IIRC, George Brown had one on his engine, too.

An Accusump? Yes, he did. That's where I got the idea. I'm pretty sure it was the only thing GB and Jake Raby ever agreed on. I figured it had to be worthwhile if neither felt the need to sling mud on the other one for it.

Not sure what's going on with my oil system. I check the engine dipstick and it reads full. I take the car out for a run and get everything warmed up, stop the car, check the oil level in the dry sump tank with the engine running and it reads full. Shut off the engine and the engine's dipstick still reads full. It can't wet sump through the oil pump that fast.  

Stan Galat posted:
Gordon Nichols posted:

IIRC, George Brown had one on his engine, too.

An Accusump? Yes, he did. That's where I got the idea. I'm pretty sure it was the only thing GB and Jake Raby ever agreed on. I figured it had to be worthwhile if neither felt the need to sling mud on the other one for it.

Stan--I didn't know you knew about George B.  Those emails were the best entertainment since  Vince was around here.  Glad you brought GB up.  Goes back what---10 years?
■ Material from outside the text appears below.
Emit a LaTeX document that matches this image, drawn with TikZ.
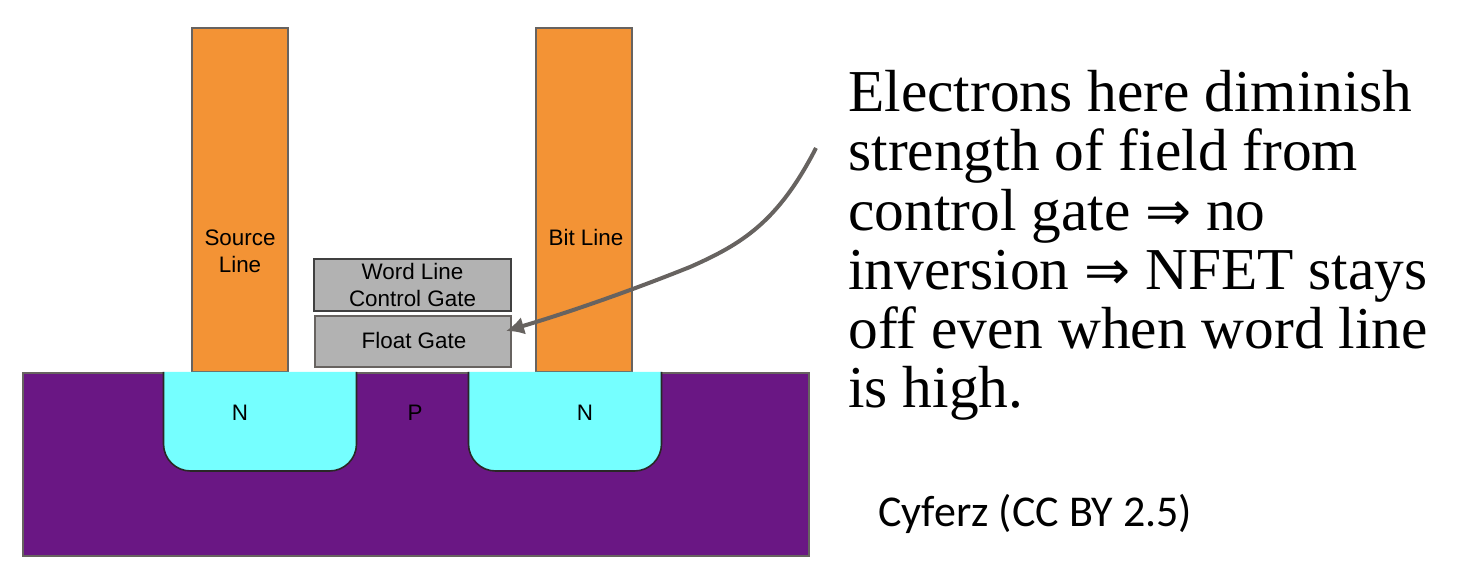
\documentclass[tikz,border=0pt]{standalone}
\usepackage{fontspec}
\setmainfont{Liberation Serif}
\setsansfont{Liberation Sans}
\newfontfamily\creditfont{Carlito}
\newfontfamily\arrowfont{DejaVu Sans}
\usetikzlibrary{arrows.meta}
\definecolor{substrate}{HTML}{6A1784}
\definecolor{welln}{HTML}{75FFFF}
\definecolor{metal}{HTML}{F39335}
\definecolor{gatefill}{HTML}{B2B2B2}
\definecolor{edgegray}{HTML}{676360}
\newcommand{\impl}{{\arrowfont\fontsize{27.5}{24}\selectfont ⇒}}
\tikzset{
  blockbox/.style={draw=edgegray, line width=1pt, inner sep=0pt, anchor=north west, align=center},
  well/.style={draw=edgegray!40!black, line width=0.8pt, fill=welln, rounded corners=13.5pt},
  tag/.style={font=\sffamily\fontsize{11.2}{13.5}\selectfont},
}
\begin{document}
\begin{tikzpicture}[x=0.5pt,y=-0.5pt]
\useasboundingbox (0,0) rectangle (1460,576);
\node [blockbox, fill=substrate, minimum width=393pt, minimum height=91.5pt] (sub) at (22,372) {};
\node [blockbox, fill=metal, minimum width=48pt, minimum height=172pt] (source) at (191,27.5) {};
\node [blockbox, fill=metal, minimum width=48pt, minimum height=172pt] (bit) at (535,27.5) {};
\node [tag] (sourcetext) at (240,253.5) {\begin{tabular}{@{}c@{}}Source\\Line\end{tabular}};
\node [tag] (bittext) at (586,237) {Bit Line};
\node [blockbox, fill=gatefill, draw=black!75, minimum width=98.5pt, minimum height=26pt] (word) at (313,258.5) {};
\node [blockbox, fill=gatefill, minimum width=98pt, minimum height=25.5pt] (float) at (313.5,315.5) {};
\node [tag] (wordtext) at (412.5,288) {\begin{tabular}{@{}c@{}}Word Line\\Control Gate\end{tabular}};
\node [tag] (floattext) at (414,340) {Float Gate};
\draw [well] (163.5,372) -- (163.5,471) -- (356.5,471) -- (356.5,372);
\draw [well] (468.5,372) -- (468.5,471) -- (661.5,471) -- (661.5,372);
\node [tag] (nleft) at (240,413) {N};
\node [tag] (pmid) at (415,413) {P};
\node [tag] (nright) at (585,413) {N};
\coordinate (start) at (816,148);
\coordinate (tip) at (506,331);
\draw [edgegray, line width=2pt, -{Latex[length=9pt,width=9pt]}] (start) .. controls (778,222) and (742,244) .. (690,267) .. controls (630,291) and (570,312) .. (tip);
\node [anchor=north west, inner sep=0pt, align=left, font=\fontsize{29.7}{29.6}\selectfont] (note) at (848,70) {Electrons here diminish\\strength of field from\\control gate \impl{} no\\inversion \impl{} NFET stays\\off even when word line\\is high.};
\node [anchor=west, inner sep=0pt, font=\creditfont\fontsize{22}{26}\selectfont] (credit) at (878,514) {Cyferz (CC BY 2.5)};
\end{tikzpicture}
\end{document}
Last edited by Jack Crosby
barncobob posted:

i believe that if the engine is running and it shows full then its full..U might be trying to outhink the system..

Bob, Danny Pip said this a couple of posts earlier....

"  I don't know about the CB pump, but I do know that the Autocraft and Bugpack pumps have suction gears that are about 2x the length of the pressure side. Just like the 911 pump.....so any oil that may be in the crankcase is gone in a second or two of startup. "

This implies to me that there should be very little to no oil in the crankcase if the dry sump system is working properly. I'm just curious to know what's going on with my system.